▸ **Data entries**
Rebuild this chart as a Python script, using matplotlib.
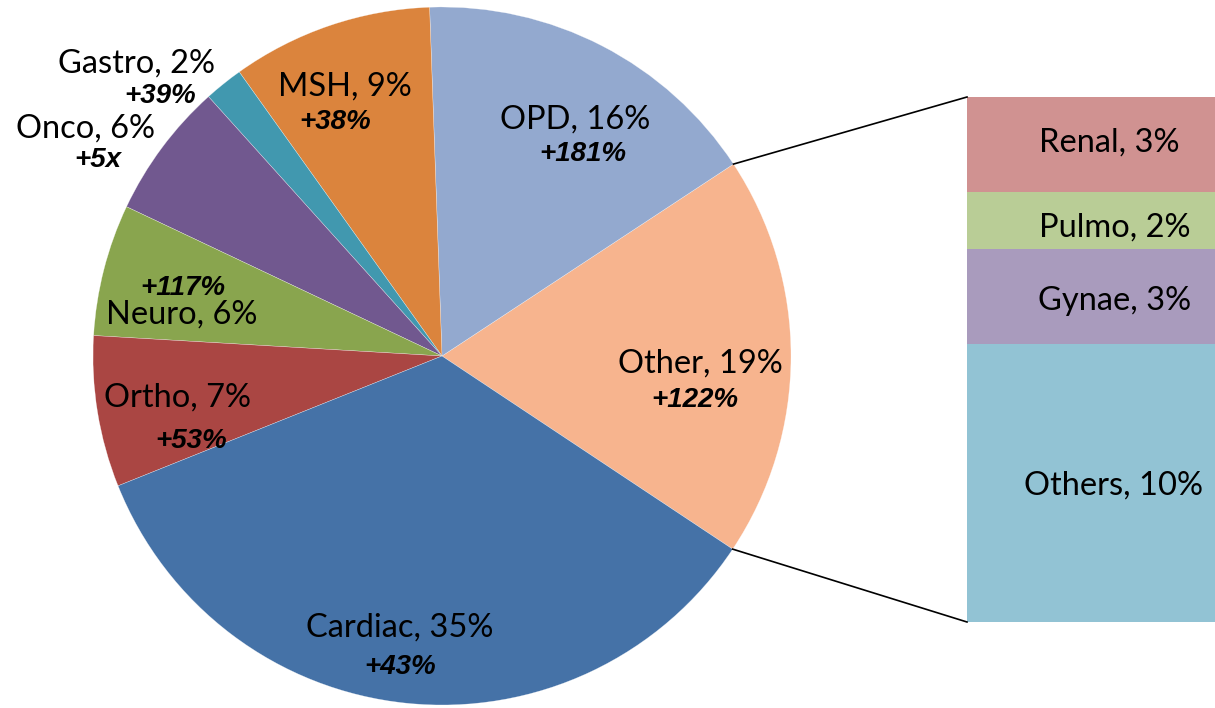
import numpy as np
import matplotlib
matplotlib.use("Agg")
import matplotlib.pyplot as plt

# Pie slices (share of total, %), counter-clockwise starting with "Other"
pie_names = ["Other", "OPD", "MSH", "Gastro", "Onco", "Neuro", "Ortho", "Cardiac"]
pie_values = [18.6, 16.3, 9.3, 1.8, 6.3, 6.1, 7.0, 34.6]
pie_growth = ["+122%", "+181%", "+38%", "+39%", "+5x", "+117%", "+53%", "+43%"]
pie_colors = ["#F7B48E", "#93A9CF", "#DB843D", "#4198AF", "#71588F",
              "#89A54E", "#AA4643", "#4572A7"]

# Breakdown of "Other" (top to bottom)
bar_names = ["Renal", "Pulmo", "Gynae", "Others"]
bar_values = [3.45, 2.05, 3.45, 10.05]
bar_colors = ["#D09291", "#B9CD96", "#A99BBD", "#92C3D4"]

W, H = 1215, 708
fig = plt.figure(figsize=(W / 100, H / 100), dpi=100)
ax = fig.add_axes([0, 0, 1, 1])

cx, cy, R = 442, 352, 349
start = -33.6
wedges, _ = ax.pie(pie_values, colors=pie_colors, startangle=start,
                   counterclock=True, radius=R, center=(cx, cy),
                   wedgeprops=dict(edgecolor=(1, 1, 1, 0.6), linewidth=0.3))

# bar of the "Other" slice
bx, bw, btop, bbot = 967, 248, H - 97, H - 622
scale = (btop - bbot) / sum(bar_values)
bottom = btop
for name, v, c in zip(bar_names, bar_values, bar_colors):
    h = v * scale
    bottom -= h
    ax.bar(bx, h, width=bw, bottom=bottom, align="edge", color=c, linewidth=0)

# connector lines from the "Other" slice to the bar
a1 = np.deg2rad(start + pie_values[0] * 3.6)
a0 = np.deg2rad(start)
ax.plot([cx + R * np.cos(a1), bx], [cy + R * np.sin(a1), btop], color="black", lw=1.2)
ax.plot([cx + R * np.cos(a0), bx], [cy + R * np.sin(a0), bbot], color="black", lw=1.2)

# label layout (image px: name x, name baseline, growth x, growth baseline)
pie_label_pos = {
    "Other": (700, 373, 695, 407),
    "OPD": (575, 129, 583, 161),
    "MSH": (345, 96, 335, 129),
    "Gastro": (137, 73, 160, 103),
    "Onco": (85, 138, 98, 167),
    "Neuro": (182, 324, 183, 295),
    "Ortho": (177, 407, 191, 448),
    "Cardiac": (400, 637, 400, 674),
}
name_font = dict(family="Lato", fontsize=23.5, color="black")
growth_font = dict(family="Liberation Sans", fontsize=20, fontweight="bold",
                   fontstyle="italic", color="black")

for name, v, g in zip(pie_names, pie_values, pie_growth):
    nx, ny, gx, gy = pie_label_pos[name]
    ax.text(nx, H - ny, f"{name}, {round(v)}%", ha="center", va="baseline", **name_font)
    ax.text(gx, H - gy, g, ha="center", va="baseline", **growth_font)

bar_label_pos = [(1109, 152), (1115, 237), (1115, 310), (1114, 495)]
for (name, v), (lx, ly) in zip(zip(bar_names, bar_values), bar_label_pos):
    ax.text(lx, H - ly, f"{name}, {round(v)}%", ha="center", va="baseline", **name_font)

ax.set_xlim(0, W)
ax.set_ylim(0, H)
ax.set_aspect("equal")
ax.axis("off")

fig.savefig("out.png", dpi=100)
---
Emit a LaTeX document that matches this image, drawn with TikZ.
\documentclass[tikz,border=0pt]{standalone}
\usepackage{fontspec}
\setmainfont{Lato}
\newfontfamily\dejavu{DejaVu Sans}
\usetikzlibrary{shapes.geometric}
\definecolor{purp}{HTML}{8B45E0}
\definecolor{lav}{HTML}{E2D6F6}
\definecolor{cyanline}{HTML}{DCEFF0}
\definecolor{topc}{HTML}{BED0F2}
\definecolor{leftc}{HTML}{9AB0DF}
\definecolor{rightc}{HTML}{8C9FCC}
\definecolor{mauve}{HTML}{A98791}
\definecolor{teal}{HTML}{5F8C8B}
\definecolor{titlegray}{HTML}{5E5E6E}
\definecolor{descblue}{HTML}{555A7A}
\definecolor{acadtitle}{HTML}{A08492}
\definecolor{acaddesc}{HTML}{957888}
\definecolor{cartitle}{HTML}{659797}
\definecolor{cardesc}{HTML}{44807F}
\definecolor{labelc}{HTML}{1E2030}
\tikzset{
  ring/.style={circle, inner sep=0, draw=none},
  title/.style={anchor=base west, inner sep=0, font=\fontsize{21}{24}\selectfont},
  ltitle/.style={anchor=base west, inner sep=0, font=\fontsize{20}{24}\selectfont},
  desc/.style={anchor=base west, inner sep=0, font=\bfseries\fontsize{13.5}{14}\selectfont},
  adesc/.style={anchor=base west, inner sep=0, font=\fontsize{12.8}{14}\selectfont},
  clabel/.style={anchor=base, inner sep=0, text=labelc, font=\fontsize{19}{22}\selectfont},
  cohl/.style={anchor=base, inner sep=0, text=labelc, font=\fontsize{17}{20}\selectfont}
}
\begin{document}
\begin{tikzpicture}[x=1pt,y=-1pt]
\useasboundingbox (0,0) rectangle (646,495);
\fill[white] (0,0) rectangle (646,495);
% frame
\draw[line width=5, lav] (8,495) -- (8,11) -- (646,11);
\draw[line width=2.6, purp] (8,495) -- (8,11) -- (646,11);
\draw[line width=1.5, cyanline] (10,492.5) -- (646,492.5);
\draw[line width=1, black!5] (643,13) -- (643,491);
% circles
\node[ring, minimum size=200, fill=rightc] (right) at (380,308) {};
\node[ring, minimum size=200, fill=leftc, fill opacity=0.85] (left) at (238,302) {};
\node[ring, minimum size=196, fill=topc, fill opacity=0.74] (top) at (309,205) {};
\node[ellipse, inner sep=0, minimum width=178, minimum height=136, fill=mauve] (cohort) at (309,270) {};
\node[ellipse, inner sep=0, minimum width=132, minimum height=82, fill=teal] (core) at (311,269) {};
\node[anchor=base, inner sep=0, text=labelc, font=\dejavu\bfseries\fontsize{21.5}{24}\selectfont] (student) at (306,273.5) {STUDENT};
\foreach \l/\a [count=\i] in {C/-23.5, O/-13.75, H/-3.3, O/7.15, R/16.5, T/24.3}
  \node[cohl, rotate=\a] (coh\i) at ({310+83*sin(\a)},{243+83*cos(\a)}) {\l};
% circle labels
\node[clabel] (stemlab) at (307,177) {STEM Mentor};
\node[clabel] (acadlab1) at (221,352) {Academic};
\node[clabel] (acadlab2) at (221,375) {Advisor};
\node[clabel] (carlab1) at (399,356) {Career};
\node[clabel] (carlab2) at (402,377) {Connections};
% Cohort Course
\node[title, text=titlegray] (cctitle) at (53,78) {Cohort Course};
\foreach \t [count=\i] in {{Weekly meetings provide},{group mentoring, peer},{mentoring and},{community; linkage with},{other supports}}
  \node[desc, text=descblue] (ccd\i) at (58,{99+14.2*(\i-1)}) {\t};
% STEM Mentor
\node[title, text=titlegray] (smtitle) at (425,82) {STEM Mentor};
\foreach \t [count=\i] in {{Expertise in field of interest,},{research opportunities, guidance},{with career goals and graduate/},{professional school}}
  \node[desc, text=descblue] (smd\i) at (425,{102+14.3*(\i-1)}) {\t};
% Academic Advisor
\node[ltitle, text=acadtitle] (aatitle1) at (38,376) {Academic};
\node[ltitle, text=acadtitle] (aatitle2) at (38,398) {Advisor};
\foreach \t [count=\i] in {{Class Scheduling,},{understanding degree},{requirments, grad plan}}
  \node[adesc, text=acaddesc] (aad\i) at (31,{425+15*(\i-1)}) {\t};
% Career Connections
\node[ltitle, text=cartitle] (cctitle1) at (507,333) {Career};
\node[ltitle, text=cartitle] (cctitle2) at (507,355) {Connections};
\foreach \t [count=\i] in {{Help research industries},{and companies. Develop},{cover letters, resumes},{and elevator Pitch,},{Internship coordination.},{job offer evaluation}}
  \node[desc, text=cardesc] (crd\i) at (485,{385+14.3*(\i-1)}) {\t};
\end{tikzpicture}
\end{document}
---
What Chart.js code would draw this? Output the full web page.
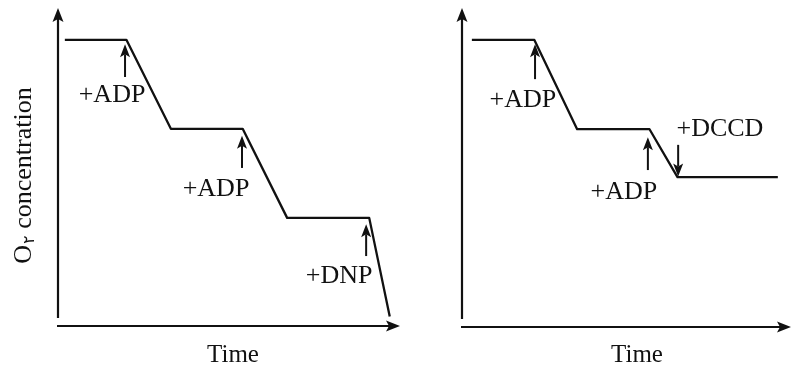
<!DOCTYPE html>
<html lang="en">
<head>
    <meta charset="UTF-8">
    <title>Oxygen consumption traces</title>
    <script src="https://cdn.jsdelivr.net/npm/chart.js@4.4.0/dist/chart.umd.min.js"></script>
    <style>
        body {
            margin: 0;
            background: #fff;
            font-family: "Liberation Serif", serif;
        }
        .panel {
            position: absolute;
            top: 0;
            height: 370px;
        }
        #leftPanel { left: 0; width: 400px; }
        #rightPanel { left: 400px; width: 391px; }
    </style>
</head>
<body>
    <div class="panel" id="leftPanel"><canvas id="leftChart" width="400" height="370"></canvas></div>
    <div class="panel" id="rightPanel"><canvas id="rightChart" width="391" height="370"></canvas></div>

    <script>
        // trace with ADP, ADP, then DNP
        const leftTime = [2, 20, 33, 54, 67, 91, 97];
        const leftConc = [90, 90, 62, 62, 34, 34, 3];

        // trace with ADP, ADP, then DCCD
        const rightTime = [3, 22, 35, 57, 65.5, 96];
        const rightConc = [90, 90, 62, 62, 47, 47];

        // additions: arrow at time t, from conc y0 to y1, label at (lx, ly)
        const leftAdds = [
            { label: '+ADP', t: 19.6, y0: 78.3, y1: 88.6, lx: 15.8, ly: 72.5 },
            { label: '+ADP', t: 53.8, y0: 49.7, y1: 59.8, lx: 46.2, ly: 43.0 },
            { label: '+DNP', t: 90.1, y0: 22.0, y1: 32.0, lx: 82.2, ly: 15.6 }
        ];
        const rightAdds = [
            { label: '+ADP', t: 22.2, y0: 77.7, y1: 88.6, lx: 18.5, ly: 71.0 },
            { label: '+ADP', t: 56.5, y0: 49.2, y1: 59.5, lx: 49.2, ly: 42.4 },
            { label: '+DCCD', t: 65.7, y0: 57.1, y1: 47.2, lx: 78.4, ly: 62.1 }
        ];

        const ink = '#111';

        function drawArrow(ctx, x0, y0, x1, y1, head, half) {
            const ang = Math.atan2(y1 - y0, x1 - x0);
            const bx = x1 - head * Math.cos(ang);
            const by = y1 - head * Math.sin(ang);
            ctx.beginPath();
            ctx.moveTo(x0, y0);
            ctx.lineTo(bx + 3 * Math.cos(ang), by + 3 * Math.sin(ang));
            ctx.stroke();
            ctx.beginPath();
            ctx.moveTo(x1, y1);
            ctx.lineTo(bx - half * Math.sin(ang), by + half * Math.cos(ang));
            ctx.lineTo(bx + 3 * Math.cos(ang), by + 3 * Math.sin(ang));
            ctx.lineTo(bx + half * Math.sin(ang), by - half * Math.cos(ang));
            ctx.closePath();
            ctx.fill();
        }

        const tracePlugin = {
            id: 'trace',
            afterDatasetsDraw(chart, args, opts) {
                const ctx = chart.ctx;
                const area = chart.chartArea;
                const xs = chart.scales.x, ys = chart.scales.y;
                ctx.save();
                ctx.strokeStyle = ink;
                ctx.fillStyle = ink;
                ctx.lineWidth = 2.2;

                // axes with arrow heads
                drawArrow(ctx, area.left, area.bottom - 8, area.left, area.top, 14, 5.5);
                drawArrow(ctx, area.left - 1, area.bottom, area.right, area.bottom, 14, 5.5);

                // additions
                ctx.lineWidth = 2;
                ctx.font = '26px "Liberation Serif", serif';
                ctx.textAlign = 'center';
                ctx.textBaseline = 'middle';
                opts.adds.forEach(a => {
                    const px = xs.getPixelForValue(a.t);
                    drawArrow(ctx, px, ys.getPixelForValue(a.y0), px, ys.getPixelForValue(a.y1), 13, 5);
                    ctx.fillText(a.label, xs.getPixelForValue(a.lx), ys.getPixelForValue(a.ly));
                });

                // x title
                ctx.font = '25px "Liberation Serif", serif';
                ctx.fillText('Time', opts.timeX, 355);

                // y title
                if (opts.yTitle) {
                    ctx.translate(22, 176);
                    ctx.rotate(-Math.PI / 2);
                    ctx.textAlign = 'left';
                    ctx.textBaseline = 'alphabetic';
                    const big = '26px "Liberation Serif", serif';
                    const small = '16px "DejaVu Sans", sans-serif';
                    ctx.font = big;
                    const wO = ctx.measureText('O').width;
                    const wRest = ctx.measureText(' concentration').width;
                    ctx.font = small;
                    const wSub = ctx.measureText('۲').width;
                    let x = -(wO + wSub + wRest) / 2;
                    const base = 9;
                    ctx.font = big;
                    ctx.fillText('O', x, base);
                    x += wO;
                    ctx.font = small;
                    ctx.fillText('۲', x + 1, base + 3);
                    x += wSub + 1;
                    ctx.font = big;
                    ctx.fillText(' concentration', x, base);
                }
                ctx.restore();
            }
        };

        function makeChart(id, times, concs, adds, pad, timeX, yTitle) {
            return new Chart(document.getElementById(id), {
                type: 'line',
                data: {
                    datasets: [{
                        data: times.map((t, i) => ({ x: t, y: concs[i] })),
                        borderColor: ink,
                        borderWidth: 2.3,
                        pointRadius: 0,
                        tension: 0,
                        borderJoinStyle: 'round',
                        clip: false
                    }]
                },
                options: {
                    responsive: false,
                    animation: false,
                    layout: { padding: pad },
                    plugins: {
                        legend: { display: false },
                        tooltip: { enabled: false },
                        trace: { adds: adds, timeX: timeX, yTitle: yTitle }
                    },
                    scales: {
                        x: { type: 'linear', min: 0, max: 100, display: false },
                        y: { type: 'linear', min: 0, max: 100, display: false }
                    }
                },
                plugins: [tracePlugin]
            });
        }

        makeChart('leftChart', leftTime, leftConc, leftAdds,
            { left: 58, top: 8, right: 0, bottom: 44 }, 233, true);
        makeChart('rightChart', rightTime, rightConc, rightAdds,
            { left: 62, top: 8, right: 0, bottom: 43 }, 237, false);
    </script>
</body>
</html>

▸ **Work to do**
Reproduce, starting at the line containing "Rebuild this chart" and stopping after the line containing "wedgeprops=dict(edgecolor=(1, 1, 1, 0.6), linewidth=0.3))", each of those lines exactly and no others; leave pictures out.

▸ **The result**
Rebuild this chart as a Python script, using matplotlib.
import numpy as np
import matplotlib
matplotlib.use("Agg")
import matplotlib.pyplot as plt

# Pie slices (share of total, %), counter-clockwise starting with "Other"
pie_names = ["Other", "OPD", "MSH", "Gastro", "Onco", "Neuro", "Ortho", "Cardiac"]
pie_values = [18.6, 16.3, 9.3, 1.8, 6.3, 6.1, 7.0, 34.6]
pie_growth = ["+122%", "+181%", "+38%", "+39%", "+5x", "+117%", "+53%", "+43%"]
pie_colors = ["#F7B48E", "#93A9CF", "#DB843D", "#4198AF", "#71588F",
              "#89A54E", "#AA4643", "#4572A7"]

# Breakdown of "Other" (top to bottom)
bar_names = ["Renal", "Pulmo", "Gynae", "Others"]
bar_values = [3.45, 2.05, 3.45, 10.05]
bar_colors = ["#D09291", "#B9CD96", "#A99BBD", "#92C3D4"]

W, H = 1215, 708
fig = plt.figure(figsize=(W / 100, H / 100), dpi=100)
ax = fig.add_axes([0, 0, 1, 1])

cx, cy, R = 442, 352, 349
start = -33.6
wedges, _ = ax.pie(pie_values, colors=pie_colors, startangle=start,
                   counterclock=True, radius=R, center=(cx, cy),
                   wedgeprops=dict(edgecolor=(1, 1, 1, 0.6), linewidth=0.3))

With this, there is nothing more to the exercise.